----- RAW DATA

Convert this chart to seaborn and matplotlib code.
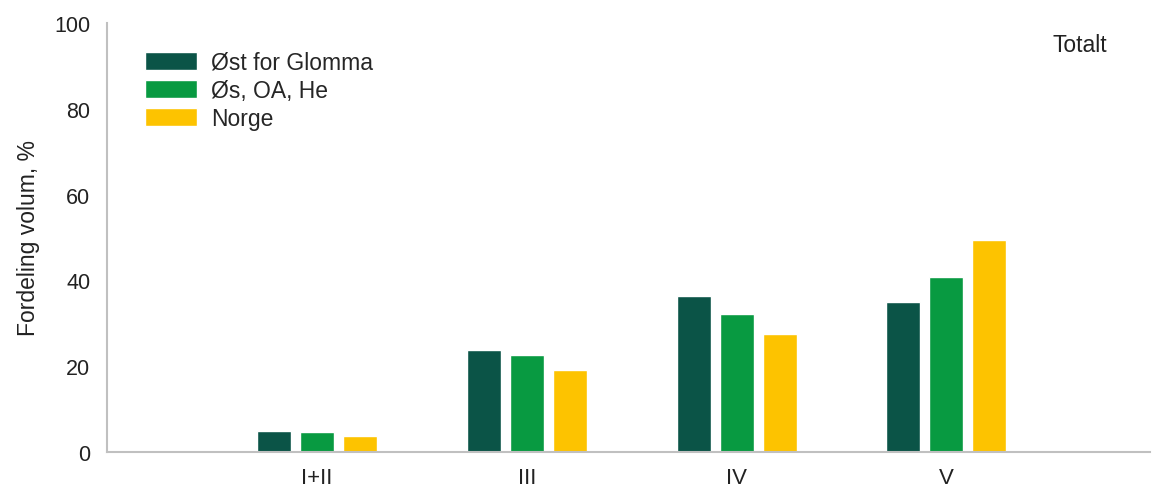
import matplotlib
matplotlib.use("Agg")
import matplotlib.pyplot as plt
import seaborn as sns
import pandas as pd

categories = ["I+II", "III", "IV", "V"]
series_names = ["Øst for Glomma", "Øs, OA, He", "Norge"]
ost_for_glomma = [4.9, 23.8, 36.3, 35.0]
os_oa_he = [4.6, 22.5, 32.2, 40.8]
norge = [3.7, 19.2, 27.6, 49.4]
colors = ["#0b5447", "#089a41", "#fdc300"]

rows = []
for name, vals in zip(series_names, [ost_for_glomma, os_oa_he, norge]):
    for c, v in zip(categories, vals):
        rows.append({"Klasse": c, "Serie": name, "Verdi": v})
df = pd.DataFrame(rows)

sns.set_style("white")
plt.rcParams["font.family"] = ["Liberation Sans", "DejaVu Sans"]

fig = plt.figure(figsize=(11.52, 4.89), dpi=100)
ax = fig.add_axes([107/1152, 1-453/489, (1150-107)/1152, (453-24)/489])

sns.barplot(data=df, x="Klasse", y="Verdi", hue="Serie", order=categories,
            hue_order=series_names, palette=colors, width=0.615, gap=0.21,
            saturation=1, ax=ax, errorbar=None)

ax.set_xlim(-1.0, 3.97)
ax.set_ylim(0, 100)
ax.set_yticks([0, 20, 40, 60, 80, 100])
ax.set_xlabel("")
ax.set_ylabel("Fordeling volum, %", fontsize=16.5, color="#222222", labelpad=10)
ax.tick_params(axis="y", direction="in", length=8, width=1.3, color="#c0c0c0",
               labelsize=15.5, pad=12, labelcolor="#222222")
ax.tick_params(axis="x", length=0, labelsize=16, pad=11, labelcolor="#222222")

for side in ["top", "right"]:
    ax.spines[side].set_visible(False)
for side in ["left", "bottom"]:
    ax.spines[side].set_color("#c0c0c0")
    ax.spines[side].set_linewidth(1.5)

leg = ax.legend(loc="upper left", bbox_to_anchor=(0.036, 0.935), frameon=False,
                fontsize=16.5, handlelength=2.31, handleheight=0.79,
                handletextpad=0.61, labelspacing=0.22, borderpad=0, borderaxespad=0)

ax.text(1107/1152, 1-46/489, "Totalt", transform=fig.transFigure, ha="right",
        va="center", fontsize=16.5, color="#222222")

fig.savefig("out.png", dpi=100)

----------

Return to the listing above and set it down exactly, leaving out its pictures.

#### REPLY
Convert this chart to seaborn and matplotlib code.
import matplotlib
matplotlib.use("Agg")
import matplotlib.pyplot as plt
import seaborn as sns
import pandas as pd

categories = ["I+II", "III", "IV", "V"]
series_names = ["Øst for Glomma", "Øs, OA, He", "Norge"]
ost_for_glomma = [4.9, 23.8, 36.3, 35.0]
os_oa_he = [4.6, 22.5, 32.2, 40.8]
norge = [3.7, 19.2, 27.6, 49.4]
colors = ["#0b5447", "#089a41", "#fdc300"]

rows = []
for name, vals in zip(series_names, [ost_for_glomma, os_oa_he, norge]):
    for c, v in zip(categories, vals):
        rows.append({"Klasse": c, "Serie": name, "Verdi": v})
df = pd.DataFrame(rows)

sns.set_style("white")
plt.rcParams["font.family"] = ["Liberation Sans", "DejaVu Sans"]

fig = plt.figure(figsize=(11.52, 4.89), dpi=100)
ax = fig.add_axes([107/1152, 1-453/489, (1150-107)/1152, (453-24)/489])

sns.barplot(data=df, x="Klasse", y="Verdi", hue="Serie", order=categories,
            hue_order=series_names, palette=colors, width=0.615, gap=0.21,
            saturation=1, ax=ax, errorbar=None)

ax.set_xlim(-1.0, 3.97)
ax.set_ylim(0, 100)
ax.set_yticks([0, 20, 40, 60, 80, 100])
ax.set_xlabel("")
ax.set_ylabel("Fordeling volum, %", fontsize=16.5, color="#222222", labelpad=10)
ax.tick_params(axis="y", direction="in", length=8, width=1.3, color="#c0c0c0",
               labelsize=15.5, pad=12, labelcolor="#222222")
ax.tick_params(axis="x", length=0, labelsize=16, pad=11, labelcolor="#222222")

for side in ["top", "right"]:
    ax.spines[side].set_visible(False)
for side in ["left", "bottom"]:
    ax.spines[side].set_color("#c0c0c0")
    ax.spines[side].set_linewidth(1.5)

leg = ax.legend(loc="upper left", bbox_to_anchor=(0.036, 0.935), frameon=False,
                fontsize=16.5, handlelength=2.31, handleheight=0.79,
                handletextpad=0.61, labelspacing=0.22, borderpad=0, borderaxespad=0)

ax.text(1107/1152, 1-46/489, "Totalt", transform=fig.transFigure, ha="right",
        va="center", fontsize=16.5, color="#222222")

fig.savefig("out.png", dpi=100)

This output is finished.